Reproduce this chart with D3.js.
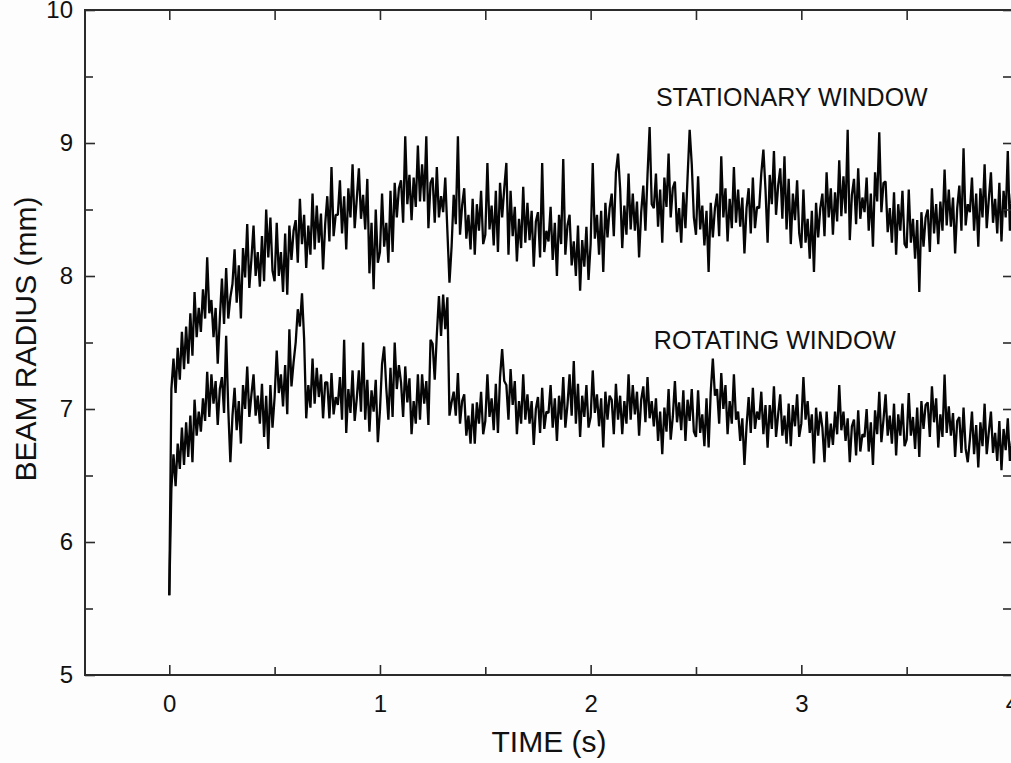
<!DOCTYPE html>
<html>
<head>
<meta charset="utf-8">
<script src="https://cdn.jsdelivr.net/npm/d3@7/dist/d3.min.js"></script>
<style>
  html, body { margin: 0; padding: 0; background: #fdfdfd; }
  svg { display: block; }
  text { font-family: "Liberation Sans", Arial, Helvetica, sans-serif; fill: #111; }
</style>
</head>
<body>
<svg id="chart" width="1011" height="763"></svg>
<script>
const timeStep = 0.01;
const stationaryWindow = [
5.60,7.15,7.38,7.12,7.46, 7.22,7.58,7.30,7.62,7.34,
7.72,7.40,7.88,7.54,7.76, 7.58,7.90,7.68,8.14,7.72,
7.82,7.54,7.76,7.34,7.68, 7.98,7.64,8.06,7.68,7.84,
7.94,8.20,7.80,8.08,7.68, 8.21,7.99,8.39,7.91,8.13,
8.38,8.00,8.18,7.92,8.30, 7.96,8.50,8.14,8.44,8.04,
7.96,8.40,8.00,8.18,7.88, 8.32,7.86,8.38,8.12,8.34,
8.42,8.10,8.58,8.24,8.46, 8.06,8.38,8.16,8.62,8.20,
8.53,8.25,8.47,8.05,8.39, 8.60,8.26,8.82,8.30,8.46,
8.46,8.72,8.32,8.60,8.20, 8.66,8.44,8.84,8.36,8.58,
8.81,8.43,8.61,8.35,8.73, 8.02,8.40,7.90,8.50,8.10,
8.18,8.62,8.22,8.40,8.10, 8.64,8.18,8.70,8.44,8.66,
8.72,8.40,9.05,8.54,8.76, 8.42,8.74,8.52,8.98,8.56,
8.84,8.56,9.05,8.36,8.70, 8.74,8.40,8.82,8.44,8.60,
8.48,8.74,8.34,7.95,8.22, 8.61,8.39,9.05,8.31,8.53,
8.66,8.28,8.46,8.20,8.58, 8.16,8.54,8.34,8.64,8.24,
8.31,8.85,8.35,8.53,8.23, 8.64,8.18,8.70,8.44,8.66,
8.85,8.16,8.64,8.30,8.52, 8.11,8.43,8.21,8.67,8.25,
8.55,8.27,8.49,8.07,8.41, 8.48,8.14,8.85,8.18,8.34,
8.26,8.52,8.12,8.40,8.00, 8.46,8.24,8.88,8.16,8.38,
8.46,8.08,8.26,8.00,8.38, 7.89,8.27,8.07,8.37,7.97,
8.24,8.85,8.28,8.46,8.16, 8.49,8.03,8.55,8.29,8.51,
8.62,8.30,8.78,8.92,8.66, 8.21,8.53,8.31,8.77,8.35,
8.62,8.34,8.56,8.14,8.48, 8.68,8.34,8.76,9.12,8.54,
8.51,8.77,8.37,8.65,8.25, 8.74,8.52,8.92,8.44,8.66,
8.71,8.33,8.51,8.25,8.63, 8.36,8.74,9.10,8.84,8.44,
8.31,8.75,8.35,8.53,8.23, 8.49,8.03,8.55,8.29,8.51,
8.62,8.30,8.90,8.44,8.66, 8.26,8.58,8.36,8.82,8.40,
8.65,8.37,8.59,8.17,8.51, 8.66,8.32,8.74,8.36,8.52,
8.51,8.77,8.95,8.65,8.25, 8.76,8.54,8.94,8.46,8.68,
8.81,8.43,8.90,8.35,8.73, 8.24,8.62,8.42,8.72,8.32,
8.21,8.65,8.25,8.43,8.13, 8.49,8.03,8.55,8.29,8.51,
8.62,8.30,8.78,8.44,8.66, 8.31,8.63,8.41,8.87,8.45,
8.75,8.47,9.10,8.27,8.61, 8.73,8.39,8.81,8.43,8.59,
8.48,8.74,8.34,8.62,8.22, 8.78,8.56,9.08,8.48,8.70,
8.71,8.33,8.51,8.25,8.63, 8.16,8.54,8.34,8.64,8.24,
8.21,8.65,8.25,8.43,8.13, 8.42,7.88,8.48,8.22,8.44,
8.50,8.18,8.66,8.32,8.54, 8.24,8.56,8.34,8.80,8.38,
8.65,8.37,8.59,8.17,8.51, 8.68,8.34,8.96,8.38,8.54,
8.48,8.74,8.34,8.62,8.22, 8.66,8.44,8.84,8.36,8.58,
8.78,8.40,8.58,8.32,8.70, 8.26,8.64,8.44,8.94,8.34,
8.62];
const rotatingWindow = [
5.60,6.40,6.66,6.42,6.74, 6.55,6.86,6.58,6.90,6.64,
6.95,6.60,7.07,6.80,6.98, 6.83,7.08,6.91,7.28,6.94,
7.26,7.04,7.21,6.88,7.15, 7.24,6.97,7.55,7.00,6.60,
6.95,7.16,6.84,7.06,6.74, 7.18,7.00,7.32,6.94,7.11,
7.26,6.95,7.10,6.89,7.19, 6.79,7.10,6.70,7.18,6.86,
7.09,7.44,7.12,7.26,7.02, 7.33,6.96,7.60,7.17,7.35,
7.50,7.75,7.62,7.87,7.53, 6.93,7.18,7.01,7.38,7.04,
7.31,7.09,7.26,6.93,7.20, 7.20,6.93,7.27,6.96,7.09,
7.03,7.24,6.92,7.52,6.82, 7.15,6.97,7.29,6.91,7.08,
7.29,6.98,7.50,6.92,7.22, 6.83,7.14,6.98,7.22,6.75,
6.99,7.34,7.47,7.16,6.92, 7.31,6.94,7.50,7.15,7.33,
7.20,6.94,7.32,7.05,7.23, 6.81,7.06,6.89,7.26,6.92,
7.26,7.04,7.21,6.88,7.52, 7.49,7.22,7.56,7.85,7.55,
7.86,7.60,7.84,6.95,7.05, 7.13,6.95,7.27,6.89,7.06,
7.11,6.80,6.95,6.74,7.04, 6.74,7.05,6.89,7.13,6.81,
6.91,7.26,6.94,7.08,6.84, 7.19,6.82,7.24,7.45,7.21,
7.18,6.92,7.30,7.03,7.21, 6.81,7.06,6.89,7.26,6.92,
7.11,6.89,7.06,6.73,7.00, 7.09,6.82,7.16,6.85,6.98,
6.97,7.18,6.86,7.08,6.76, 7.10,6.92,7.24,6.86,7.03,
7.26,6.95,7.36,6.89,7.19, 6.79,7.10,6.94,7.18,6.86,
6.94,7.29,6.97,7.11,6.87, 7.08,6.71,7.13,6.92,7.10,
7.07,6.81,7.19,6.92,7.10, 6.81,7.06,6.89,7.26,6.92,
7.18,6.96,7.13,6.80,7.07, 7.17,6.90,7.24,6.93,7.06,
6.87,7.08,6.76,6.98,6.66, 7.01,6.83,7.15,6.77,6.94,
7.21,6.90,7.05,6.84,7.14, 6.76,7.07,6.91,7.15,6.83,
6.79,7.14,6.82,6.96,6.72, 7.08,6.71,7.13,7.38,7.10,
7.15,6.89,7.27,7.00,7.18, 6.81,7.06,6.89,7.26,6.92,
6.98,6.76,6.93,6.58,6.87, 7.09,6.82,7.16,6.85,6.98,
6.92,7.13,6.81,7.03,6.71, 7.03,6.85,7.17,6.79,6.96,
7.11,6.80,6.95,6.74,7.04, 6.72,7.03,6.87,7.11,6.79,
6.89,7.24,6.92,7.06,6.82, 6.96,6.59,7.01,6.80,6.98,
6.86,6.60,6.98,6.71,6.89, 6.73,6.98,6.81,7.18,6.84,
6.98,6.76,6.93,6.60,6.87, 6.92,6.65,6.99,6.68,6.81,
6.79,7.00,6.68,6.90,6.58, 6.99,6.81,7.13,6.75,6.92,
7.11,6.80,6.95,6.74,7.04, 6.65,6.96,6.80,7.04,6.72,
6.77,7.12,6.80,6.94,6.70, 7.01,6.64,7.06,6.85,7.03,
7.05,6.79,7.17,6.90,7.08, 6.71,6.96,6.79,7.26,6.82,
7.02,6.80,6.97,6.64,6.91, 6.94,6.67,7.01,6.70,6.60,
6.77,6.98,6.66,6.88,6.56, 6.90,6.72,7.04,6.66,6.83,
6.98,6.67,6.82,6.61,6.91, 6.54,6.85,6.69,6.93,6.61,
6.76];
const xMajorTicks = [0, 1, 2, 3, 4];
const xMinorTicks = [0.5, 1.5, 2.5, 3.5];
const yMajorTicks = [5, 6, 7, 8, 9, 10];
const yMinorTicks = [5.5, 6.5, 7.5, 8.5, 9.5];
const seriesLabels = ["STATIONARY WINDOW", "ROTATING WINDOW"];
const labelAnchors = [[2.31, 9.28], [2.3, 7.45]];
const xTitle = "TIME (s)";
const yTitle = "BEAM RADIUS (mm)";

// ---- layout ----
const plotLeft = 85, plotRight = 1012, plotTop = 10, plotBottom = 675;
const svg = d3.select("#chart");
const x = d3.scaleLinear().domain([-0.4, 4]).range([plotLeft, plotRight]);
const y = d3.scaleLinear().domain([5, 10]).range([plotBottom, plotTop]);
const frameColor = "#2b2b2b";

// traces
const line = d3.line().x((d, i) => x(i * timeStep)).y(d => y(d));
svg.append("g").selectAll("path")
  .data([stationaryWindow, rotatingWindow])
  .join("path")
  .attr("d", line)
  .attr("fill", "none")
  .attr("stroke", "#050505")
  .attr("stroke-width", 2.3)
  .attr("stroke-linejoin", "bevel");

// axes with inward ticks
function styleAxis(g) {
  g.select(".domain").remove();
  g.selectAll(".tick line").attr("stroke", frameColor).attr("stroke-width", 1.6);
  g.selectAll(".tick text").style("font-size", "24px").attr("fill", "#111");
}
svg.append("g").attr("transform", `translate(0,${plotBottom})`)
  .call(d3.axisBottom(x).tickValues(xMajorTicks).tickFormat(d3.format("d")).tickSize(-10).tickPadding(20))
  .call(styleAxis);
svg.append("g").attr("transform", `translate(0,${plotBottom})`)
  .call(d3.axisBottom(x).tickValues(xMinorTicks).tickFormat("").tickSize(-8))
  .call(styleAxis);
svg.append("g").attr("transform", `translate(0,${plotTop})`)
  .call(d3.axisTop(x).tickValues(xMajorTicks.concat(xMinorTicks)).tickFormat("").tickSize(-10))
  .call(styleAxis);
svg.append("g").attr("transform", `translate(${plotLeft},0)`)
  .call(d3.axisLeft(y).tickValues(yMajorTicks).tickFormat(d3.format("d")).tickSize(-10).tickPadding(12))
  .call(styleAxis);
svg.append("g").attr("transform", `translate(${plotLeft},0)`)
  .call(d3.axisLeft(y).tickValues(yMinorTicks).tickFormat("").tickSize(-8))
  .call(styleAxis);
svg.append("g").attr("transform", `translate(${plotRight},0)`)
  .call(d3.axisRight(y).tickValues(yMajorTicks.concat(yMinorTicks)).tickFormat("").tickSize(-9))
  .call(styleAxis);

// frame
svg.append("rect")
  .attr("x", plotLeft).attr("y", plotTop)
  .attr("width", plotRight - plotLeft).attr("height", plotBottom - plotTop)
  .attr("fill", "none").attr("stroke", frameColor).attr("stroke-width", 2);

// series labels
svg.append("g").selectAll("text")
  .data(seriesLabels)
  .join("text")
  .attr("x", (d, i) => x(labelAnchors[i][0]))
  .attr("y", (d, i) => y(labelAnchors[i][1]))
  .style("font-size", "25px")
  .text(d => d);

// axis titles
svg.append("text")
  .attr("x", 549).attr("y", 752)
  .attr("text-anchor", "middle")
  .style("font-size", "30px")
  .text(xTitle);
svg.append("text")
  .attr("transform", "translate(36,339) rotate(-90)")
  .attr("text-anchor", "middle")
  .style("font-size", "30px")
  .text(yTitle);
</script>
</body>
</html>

--

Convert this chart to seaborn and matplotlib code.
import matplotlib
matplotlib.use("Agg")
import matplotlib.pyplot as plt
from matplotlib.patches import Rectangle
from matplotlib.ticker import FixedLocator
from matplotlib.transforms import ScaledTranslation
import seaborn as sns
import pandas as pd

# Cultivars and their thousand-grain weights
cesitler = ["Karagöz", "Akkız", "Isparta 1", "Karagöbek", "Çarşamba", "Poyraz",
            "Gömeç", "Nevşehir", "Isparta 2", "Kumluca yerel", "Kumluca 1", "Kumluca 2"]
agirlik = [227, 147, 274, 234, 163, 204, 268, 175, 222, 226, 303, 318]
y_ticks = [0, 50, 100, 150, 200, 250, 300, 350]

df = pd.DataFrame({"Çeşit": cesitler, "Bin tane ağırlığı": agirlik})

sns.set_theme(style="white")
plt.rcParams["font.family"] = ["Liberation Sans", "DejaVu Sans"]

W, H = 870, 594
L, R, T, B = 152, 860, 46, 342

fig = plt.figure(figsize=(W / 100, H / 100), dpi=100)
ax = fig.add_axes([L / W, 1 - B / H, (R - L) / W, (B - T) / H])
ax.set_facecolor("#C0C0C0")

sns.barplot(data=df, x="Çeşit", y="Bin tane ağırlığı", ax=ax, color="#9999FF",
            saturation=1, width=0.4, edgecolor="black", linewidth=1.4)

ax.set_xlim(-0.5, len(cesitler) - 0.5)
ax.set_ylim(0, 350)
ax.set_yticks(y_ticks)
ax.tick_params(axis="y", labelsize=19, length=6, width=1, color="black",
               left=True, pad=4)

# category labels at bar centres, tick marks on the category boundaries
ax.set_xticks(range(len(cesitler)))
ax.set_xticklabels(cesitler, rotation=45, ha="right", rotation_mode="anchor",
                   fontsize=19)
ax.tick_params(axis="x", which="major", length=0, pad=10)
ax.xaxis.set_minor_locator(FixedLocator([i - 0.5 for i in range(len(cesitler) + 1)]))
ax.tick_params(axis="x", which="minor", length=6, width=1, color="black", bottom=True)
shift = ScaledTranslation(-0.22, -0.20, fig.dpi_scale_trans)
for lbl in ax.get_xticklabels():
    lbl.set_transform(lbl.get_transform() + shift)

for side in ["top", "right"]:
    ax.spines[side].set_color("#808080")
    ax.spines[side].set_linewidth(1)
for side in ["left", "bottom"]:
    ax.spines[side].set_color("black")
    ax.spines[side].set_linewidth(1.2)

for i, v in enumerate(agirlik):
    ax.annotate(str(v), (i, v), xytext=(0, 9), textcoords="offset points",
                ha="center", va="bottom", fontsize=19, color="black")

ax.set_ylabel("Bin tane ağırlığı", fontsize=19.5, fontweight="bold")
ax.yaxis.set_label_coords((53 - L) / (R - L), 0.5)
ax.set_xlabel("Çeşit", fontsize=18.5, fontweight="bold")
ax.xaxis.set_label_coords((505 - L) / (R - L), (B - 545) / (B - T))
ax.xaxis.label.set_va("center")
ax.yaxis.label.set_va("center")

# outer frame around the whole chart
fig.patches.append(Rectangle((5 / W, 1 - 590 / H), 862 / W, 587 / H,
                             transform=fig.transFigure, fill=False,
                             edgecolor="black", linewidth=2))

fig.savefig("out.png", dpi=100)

* * *

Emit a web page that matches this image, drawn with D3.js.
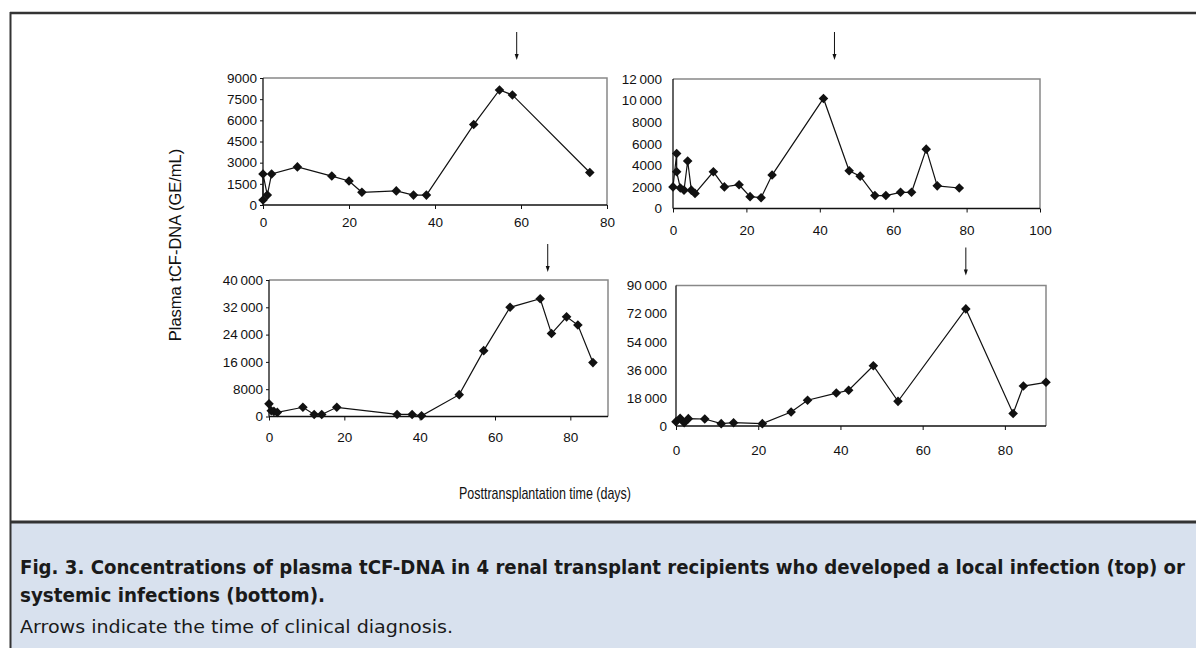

**What to do:** Scan the data for the word "with" and copy every line where it shows up.

**Response to this task:**
Reproduce this chart with D3.js.
// axes with inward ticks
Emit a web page that matches this image, drawn with D3.js.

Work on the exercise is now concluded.